Bis in die Achtzigerjahre lebten viele Schanghaier in diesem Viertel so dicht gedrängt, dass manche Familien Zwischendecken einzogen, um genug Platz für alle zu schaffen. Aufrecht gehen konnte man in diesen Behausungen nicht. Inzwischen sind die Immobilienpreise in Schanghai so hoch wie in den teuersten Metropolen der Welt. Schanghaier KP-Funktionäre wurden reich, weil nur sie die Bodentitel vergeben können. Wer in der Nähe des Bund ein paar Quadratmeter besitzt, ist Millionär.

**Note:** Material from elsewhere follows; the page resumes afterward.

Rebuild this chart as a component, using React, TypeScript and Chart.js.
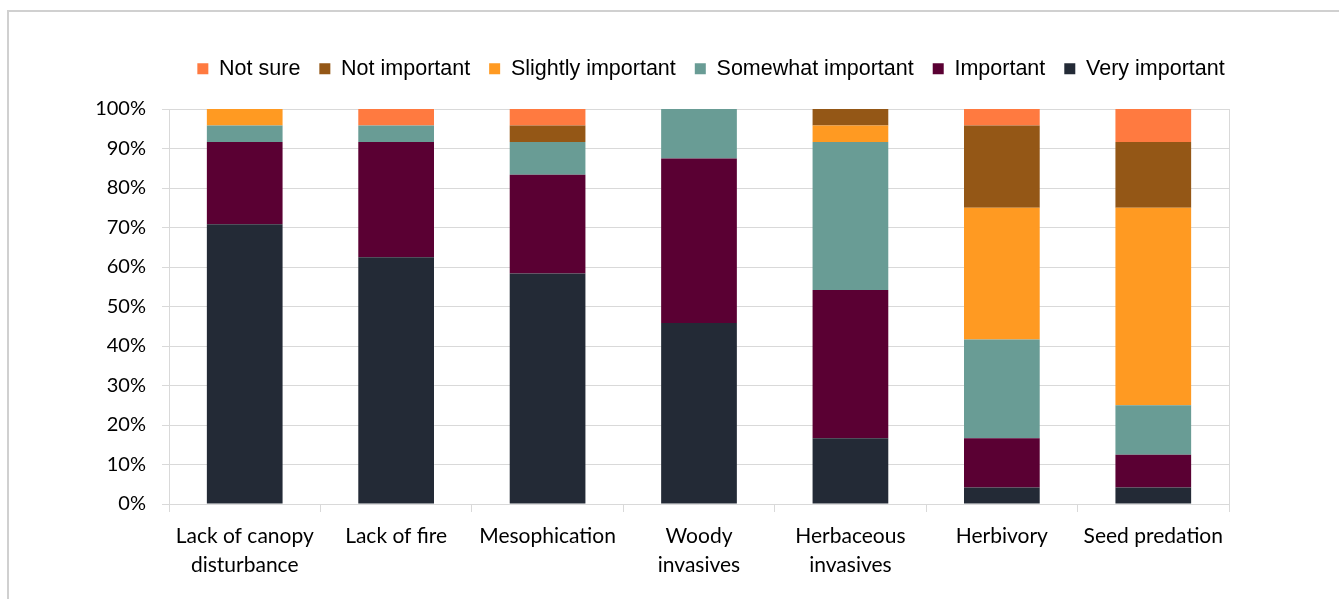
import React, { useEffect, useRef } from "react";
import { Chart, registerables } from "chart.js";

Chart.register(...registerables);

const categories: (string | string[])[] = [
  ["Lack of canopy", "disturbance"],
  "Lack of fire",
  "Mesophication",
  ["Woody", "invasives"],
  ["Herbaceous", "invasives"],
  "Herbivory",
  "Seed predation",
];

const veryImportant = [70.83, 62.5, 58.33, 45.83, 16.67, 4.17, 4.17];
const important = [20.83, 29.17, 25.0, 41.67, 37.5, 12.5, 8.33];
const somewhatImportant = [4.17, 4.17, 8.33, 12.5, 37.5, 25.0, 12.5];
const slightlyImportant = [4.17, 0, 0, 0, 4.17, 33.33, 50.0];
const notImportant = [0, 0, 4.17, 0, 4.17, 20.83, 16.67];
const notSure = [0, 4.17, 4.17, 0, 0, 4.17, 8.33];

const yTicks = [0, 10, 20, 30, 40, 50, 60, 70, 80, 90, 100];

const GRID = "#D9D9D9";

export default function App() {
  const canvasRef = useRef<HTMLCanvasElement | null>(null);

  useEffect(() => {
    document.body.style.margin = "0";
    const ctx = canvasRef.current;
    if (!ctx) return;
    const chart = new Chart(ctx, {
      type: "bar",
      data: {
        labels: categories,
        datasets: [
          { label: "Very important", data: veryImportant, backgroundColor: "#232A36" },
          { label: "Important", data: important, backgroundColor: "#5A0033" },
          { label: "Somewhat important", data: somewhatImportant, backgroundColor: "#699C95" },
          { label: "Slightly important", data: slightlyImportant, backgroundColor: "#FF9A22" },
          { label: "Not important", data: notImportant, backgroundColor: "#945716" },
          { label: "Not sure", data: notSure, backgroundColor: "#FF7A40" },
        ],
      },
      options: {
        animation: false,
        responsive: false,
        maintainAspectRatio: false,
        datasets: {
          bar: { barPercentage: 0.5, categoryPercentage: 1.0, borderWidth: 0 },
        },
        layout: { padding: { left: 93, right: 10, top: 39, bottom: 0 } },
        plugins: {
          tooltip: { enabled: false },
          legend: {
            position: "top",
            reverse: true,
            labels: {
              boxWidth: 11,
              boxHeight: 11,
              padding: 19,
              color: "#000",
              font: { family: "'Liberation Sans', Arial, sans-serif", size: 21.5 },
            },
          },
        },
        scales: {
          x: {
            stacked: true,
            grid: {
              display: true,
              offset: true,
              drawOnChartArea: false,
              drawTicks: true,
              tickLength: 8,
              color: GRID,
            },
            border: { display: true, color: GRID, width: 1 },
            ticks: {
              color: "#000",
              padding: 10,
              maxRotation: 0,
              autoSkip: false,
              font: { family: "Lato, 'Open Sans', sans-serif", size: 21, lineHeight: 1.38 },
            },
            afterFit: (s: any) => {
              s.height = 95;
            },
          },
          xTop: {
            type: "category",
            position: "top",
            display: true,
            grid: { display: false, drawTicks: false },
            border: { display: false },
            ticks: { display: false },
            afterFit: (s: any) => {
              s.height = 19.5;
            },
          },
          y: {
            stacked: true,
            min: 0,
            max: 100,
            afterBuildTicks: (s: any) => {
              s.ticks = yTicks.map((v) => ({ value: v }));
            },
            grid: { color: GRID, tickLength: 7, drawTicks: true },
            border: { display: true, color: GRID, width: 1 },
            ticks: {
              color: "#000",
              padding: 16,
              font: { family: "Lato, 'Open Sans', sans-serif", size: 20 },
              callback: (v: any) => v + "%",
            },
            afterFit: (s: any) => {
              s.width = 76;
            },
          },
          yRight: {
            type: "linear",
            position: "right",
            display: true,
            min: 0,
            max: 100,
            grid: { display: false, drawTicks: false },
            border: { display: true, color: GRID, width: 1 },
            ticks: { display: false },
            afterFit: (s: any) => {
              s.width = 100;
            },
          },
        },
      } as any,
    });
    return () => chart.destroy();
  }, []);

  return (
    <div style={{ position: "absolute", left: 0, top: 0, width: 1339, height: 599, overflow: "hidden", background: "#fff" }}>
      <div
        style={{
          position: "absolute",
          left: 7,
          top: 10,
          width: 1400,
          height: 700,
          border: "2px solid #D0D0D0",
          boxSizing: "border-box",
        }}
      />
      <canvas
        ref={canvasRef}
        width={1339}
        height={599}
        style={{ position: "absolute", left: 0, top: 0, width: 1339, height: 599 }}
      />
    </div>
  );
}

Hunderttausende der früheren Bewohner mussten teuren Geschäften und neuen Häusern weichen, gleichzeitig wurden alte Gebäude saniert, Zweckgebäude beseitigt und nicht wenige wertvolle historische Bauten zerstört. Wer Glück hatte, erhielt eine Entschädigung, mit der er sich in erreichbarer Distanz eine neue Wohnung kaufen konnte. Wer Pech hatte – und das waren viele –, landete irgendwo weit draußen. Wer protestierte, riskierte Hausarrest oder Haft.
Nun kommt wieder die Pracht der vorrevolutionären Zeiten zum Vorschein, im Art-Deco-Stil etwa wie die 1930 gegründete Druckerei der ehemaligen Baptistenkirche. In der Yuanming-Yuan-Straße entsteht eine Fußgängerzeile mit Luxusgeschäften. In einem gerade restaurierten Gebäude der „Royal Asiatic Society“ von 1932 in der Huqiu-Straße eröffnet in diesen Tagen das „Rockbund“-Museum für moderne Kunst, dem der berühmte Feuerwerkskünstler Chinas, Cai Guoqiang, seine Sammlung vermacht hat.
So lässt die Metropole Schanghai hier am Bund die Widersprüchlichkeit und Verwirrung erahnen, mit der nicht nur ihre Bewohner, sondern wohl alle Chinesen und der Rest der Welt heute fertig werden müssen: Da erscheinen die alten Bauwerke, Wahrzeichen der verhassten Kolonialisten von einst, als Symbole für den Erfolg eines neuen starken China unter der Regierung der Kommunistischen Partei.